Energy experts in a policy roundtable have urged the government to promote integrated long-term planning in the energy sector and check gaps in the management and implementation capacity of energy projects, especially those related to CPEC. The event, held on Tuesday, titled 'Pakistan's Energy Sector: Status and Prospects' was mainly addressed by Syed Akhter Ali, who has remained a part of the policy and planning process recently as member energy in the Planning Commission.
Event was chaired by Ashfaq Mahmood, former secretary, Ministry of Water & Power. The key speakers included former federal secretaries and energy policy analysts Masud Daher and Salahuddin Rifai and IPS associates Brigadier Said Nazir (retrd.) and Ameena Sohail. Former Secretary Water and Power, Ashfaq Ahmad was of the view that 4500 MW Diamer-Bhasha Dam should have been the top priority of energy managers vis-à-vis CPEC stratification and negotiations but so far this most critical hydropower and water storage project has remained at the backburner.

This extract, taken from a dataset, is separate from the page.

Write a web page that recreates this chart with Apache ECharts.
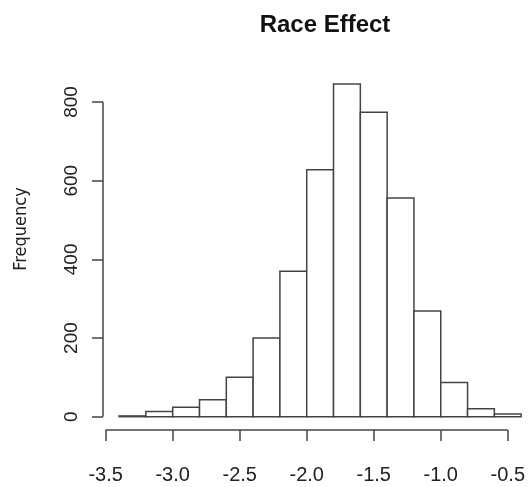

He commented that the sovereign guarantees for up to 30 years against tariff regimes cannot allow a competitive market for power generation. A roadmap must be devised for it as in developed countries electricity is sold and purchased in the open market and this is much needed in Pakistan as well.
However, former Member (Energy) Planning Commission, Akhtar Ali claimed that with the smaller projects the Chinese were 'testing the waters' in Pakistan and now the funds for Diamer-Bhasha project, either completely or partly, would come through CPEC and/or PSDP. WAPDA has already submitted feasibility for it.
Syed Akhtar Ali was of the view that though there were still serious and chronic governance issues the energy sector was faced with, there was a silver lining that the multiple actors and forces in the regulatory regime are interacting gradually towards institutionalisation of policy decisions and issues related to tariff allocation. He was of the view that provincial representation in Nepra Board should be done away with, adding technical experts should be appointed as members of the Authority.
He said the target to increase 10,000 MW by 2018 would be achieved by the end of incumbent government's term. However distribution capacity issues will not allow an end to load shedding. The future financial implications, in terms of debt and foreign exchange liabilities, were also yet to be realised. He opposed the government's decision to give administrative control of regulatory bodies to the line ministries.
He suggested that Nepra should do away with generation licensing requirement and introduce market operator and electricity trading. He further recommended that the government should develop national electricity plan and tariff policy and set up appellate tribunals to hear appeals against Nepra determinations and orders.
It was revealed that except for some modelling efforts done by Asian Development Bank (ADB), there has been no serious attempt ever in Pakistan for an integrated energy planning through which the future energy demands could be estimated according to economic growth.